EXERCISE DESCRIPTION >> Repeat the listing in full, exactly as it stands.

- - -

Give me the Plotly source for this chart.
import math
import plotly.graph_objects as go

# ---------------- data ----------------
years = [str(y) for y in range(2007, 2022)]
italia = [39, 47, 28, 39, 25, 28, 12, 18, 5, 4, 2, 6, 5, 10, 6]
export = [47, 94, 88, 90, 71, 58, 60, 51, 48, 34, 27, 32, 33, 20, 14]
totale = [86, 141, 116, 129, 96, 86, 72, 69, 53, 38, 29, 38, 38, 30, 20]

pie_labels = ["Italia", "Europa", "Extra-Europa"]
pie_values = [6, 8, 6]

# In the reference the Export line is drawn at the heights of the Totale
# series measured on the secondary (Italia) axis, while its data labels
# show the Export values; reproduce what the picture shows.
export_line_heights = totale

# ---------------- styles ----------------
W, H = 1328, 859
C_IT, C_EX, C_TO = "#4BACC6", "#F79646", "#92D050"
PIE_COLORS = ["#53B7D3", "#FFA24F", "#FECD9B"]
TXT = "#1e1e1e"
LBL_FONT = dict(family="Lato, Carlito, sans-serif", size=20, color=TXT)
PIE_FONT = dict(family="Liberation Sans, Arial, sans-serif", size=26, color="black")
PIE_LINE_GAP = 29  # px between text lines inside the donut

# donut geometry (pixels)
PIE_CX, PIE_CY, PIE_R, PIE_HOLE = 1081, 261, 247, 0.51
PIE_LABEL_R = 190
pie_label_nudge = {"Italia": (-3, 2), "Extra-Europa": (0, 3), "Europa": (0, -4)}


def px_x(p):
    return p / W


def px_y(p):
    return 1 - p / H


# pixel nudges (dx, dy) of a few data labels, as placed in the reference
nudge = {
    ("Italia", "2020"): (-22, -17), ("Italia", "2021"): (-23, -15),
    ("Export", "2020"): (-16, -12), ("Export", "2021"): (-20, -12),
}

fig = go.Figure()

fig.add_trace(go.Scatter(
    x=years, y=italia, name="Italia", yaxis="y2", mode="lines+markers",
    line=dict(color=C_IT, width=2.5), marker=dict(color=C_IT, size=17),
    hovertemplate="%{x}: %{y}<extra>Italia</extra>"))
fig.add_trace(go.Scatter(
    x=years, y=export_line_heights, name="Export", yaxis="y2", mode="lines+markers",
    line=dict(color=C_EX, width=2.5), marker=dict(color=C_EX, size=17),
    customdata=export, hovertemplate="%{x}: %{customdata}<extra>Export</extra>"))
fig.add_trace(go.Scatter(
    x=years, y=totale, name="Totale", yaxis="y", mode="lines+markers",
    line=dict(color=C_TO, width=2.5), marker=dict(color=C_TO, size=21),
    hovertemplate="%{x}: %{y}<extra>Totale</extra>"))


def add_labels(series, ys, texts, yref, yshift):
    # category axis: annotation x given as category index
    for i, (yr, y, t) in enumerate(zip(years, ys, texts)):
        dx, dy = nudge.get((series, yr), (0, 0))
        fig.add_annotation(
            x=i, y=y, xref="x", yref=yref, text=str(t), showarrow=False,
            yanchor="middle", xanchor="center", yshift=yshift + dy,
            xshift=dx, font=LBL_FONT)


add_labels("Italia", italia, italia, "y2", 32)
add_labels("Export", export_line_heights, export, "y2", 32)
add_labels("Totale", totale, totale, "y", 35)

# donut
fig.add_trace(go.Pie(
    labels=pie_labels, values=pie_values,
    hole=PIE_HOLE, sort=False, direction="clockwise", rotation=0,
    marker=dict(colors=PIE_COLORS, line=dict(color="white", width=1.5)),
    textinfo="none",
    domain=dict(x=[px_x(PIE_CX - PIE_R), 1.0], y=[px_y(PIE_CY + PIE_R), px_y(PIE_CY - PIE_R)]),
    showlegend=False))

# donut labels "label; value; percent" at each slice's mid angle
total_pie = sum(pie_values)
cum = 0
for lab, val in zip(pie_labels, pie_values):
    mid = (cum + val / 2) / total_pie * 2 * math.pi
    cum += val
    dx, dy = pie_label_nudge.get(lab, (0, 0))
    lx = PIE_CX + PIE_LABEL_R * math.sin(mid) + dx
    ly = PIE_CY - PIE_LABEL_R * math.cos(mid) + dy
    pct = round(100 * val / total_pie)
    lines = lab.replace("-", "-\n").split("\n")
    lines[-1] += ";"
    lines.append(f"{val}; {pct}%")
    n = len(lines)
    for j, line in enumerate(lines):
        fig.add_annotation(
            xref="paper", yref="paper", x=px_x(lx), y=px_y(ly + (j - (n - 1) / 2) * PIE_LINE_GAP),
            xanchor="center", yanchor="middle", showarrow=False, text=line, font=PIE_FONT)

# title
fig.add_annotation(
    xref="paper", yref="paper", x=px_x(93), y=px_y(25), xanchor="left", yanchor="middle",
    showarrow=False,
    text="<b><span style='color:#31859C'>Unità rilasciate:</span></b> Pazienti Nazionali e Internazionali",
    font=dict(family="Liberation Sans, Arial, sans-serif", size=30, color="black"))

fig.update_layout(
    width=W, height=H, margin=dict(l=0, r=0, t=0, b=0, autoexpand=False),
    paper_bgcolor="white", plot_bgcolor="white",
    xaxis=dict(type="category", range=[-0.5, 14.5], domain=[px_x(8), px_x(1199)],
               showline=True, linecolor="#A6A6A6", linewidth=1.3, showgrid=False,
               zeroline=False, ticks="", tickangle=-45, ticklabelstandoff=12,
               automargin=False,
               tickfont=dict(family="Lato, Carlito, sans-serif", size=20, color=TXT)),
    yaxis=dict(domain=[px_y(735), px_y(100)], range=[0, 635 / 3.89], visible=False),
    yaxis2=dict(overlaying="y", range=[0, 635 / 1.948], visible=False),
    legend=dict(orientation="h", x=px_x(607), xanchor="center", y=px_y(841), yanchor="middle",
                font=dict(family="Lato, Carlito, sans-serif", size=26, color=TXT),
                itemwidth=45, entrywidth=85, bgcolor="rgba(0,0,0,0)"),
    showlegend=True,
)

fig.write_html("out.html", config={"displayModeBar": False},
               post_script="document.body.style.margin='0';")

- - -

ANSWER FOR THE TASK >>
Give me the Plotly source for this chart.
import math
import plotly.graph_objects as go

# ---------------- data ----------------
years = [str(y) for y in range(2007, 2022)]
italia = [39, 47, 28, 39, 25, 28, 12, 18, 5, 4, 2, 6, 5, 10, 6]
export = [47, 94, 88, 90, 71, 58, 60, 51, 48, 34, 27, 32, 33, 20, 14]
totale = [86, 141, 116, 129, 96, 86, 72, 69, 53, 38, 29, 38, 38, 30, 20]

pie_labels = ["Italia", "Europa", "Extra-Europa"]
pie_values = [6, 8, 6]

# In the reference the Export line is drawn at the heights of the Totale
# series measured on the secondary (Italia) axis, while its data labels
# show the Export values; reproduce what the picture shows.
export_line_heights = totale

# ---------------- styles ----------------
W, H = 1328, 859
C_IT, C_EX, C_TO = "#4BACC6", "#F79646", "#92D050"
PIE_COLORS = ["#53B7D3", "#FFA24F", "#FECD9B"]
TXT = "#1e1e1e"
LBL_FONT = dict(family="Lato, Carlito, sans-serif", size=20, color=TXT)
PIE_FONT = dict(family="Liberation Sans, Arial, sans-serif", size=26, color="black")
PIE_LINE_GAP = 29  # px between text lines inside the donut

# donut geometry (pixels)
PIE_CX, PIE_CY, PIE_R, PIE_HOLE = 1081, 261, 247, 0.51
PIE_LABEL_R = 190
pie_label_nudge = {"Italia": (-3, 2), "Extra-Europa": (0, 3), "Europa": (0, -4)}


def px_x(p):
    return p / W


def px_y(p):
    return 1 - p / H


# pixel nudges (dx, dy) of a few data labels, as placed in the reference
nudge = {
    ("Italia", "2020"): (-22, -17), ("Italia", "2021"): (-23, -15),
    ("Export", "2020"): (-16, -12), ("Export", "2021"): (-20, -12),
}

fig = go.Figure()

fig.add_trace(go.Scatter(
    x=years, y=italia, name="Italia", yaxis="y2", mode="lines+markers",
    line=dict(color=C_IT, width=2.5), marker=dict(color=C_IT, size=17),
    hovertemplate="%{x}: %{y}<extra>Italia</extra>"))
fig.add_trace(go.Scatter(
    x=years, y=export_line_heights, name="Export", yaxis="y2", mode="lines+markers",
    line=dict(color=C_EX, width=2.5), marker=dict(color=C_EX, size=17),
    customdata=export, hovertemplate="%{x}: %{customdata}<extra>Export</extra>"))
fig.add_trace(go.Scatter(
    x=years, y=totale, name="Totale", yaxis="y", mode="lines+markers",
    line=dict(color=C_TO, width=2.5), marker=dict(color=C_TO, size=21),
    hovertemplate="%{x}: %{y}<extra>Totale</extra>"))


def add_labels(series, ys, texts, yref, yshift):
    # category axis: annotation x given as category index
    for i, (yr, y, t) in enumerate(zip(years, ys, texts)):
        dx, dy = nudge.get((series, yr), (0, 0))
        fig.add_annotation(
            x=i, y=y, xref="x", yref=yref, text=str(t), showarrow=False,
            yanchor="middle", xanchor="center", yshift=yshift + dy,
            xshift=dx, font=LBL_FONT)


add_labels("Italia", italia, italia, "y2", 32)
add_labels("Export", export_line_heights, export, "y2", 32)
add_labels("Totale", totale, totale, "y", 35)

# donut
fig.add_trace(go.Pie(
    labels=pie_labels, values=pie_values,
    hole=PIE_HOLE, sort=False, direction="clockwise", rotation=0,
    marker=dict(colors=PIE_COLORS, line=dict(color="white", width=1.5)),
    textinfo="none",
    domain=dict(x=[px_x(PIE_CX - PIE_R), 1.0], y=[px_y(PIE_CY + PIE_R), px_y(PIE_CY - PIE_R)]),
    showlegend=False))

# donut labels "label; value; percent" at each slice's mid angle
total_pie = sum(pie_values)
cum = 0
for lab, val in zip(pie_labels, pie_values):
    mid = (cum + val / 2) / total_pie * 2 * math.pi
    cum += val
    dx, dy = pie_label_nudge.get(lab, (0, 0))
    lx = PIE_CX + PIE_LABEL_R * math.sin(mid) + dx
    ly = PIE_CY - PIE_LABEL_R * math.cos(mid) + dy
    pct = round(100 * val / total_pie)
    lines = lab.replace("-", "-\n").split("\n")
    lines[-1] += ";"
    lines.append(f"{val}; {pct}%")
    n = len(lines)
    for j, line in enumerate(lines):
        fig.add_annotation(
            xref="paper", yref="paper", x=px_x(lx), y=px_y(ly + (j - (n - 1) / 2) * PIE_LINE_GAP),
            xanchor="center", yanchor="middle", showarrow=False, text=line, font=PIE_FONT)

# title
fig.add_annotation(
    xref="paper", yref="paper", x=px_x(93), y=px_y(25), xanchor="left", yanchor="middle",
    showarrow=False,
    text="<b><span style='color:#31859C'>Unità rilasciate:</span></b> Pazienti Nazionali e Internazionali",
    font=dict(family="Liberation Sans, Arial, sans-serif", size=30, color="black"))

fig.update_layout(
    width=W, height=H, margin=dict(l=0, r=0, t=0, b=0, autoexpand=False),
    paper_bgcolor="white", plot_bgcolor="white",
    xaxis=dict(type="category", range=[-0.5, 14.5], domain=[px_x(8), px_x(1199)],
               showline=True, linecolor="#A6A6A6", linewidth=1.3, showgrid=False,
               zeroline=False, ticks="", tickangle=-45, ticklabelstandoff=12,
               automargin=False,
               tickfont=dict(family="Lato, Carlito, sans-serif", size=20, color=TXT)),
    yaxis=dict(domain=[px_y(735), px_y(100)], range=[0, 635 / 3.89], visible=False),
    yaxis2=dict(overlaying="y", range=[0, 635 / 1.948], visible=False),
    legend=dict(orientation="h", x=px_x(607), xanchor="center", y=px_y(841), yanchor="middle",
                font=dict(family="Lato, Carlito, sans-serif", size=26, color=TXT),
                itemwidth=45, entrywidth=85, bgcolor="rgba(0,0,0,0)"),
    showlegend=True,
)

fig.write_html("out.html", config={"displayModeBar": False},
               post_script="document.body.style.margin='0';")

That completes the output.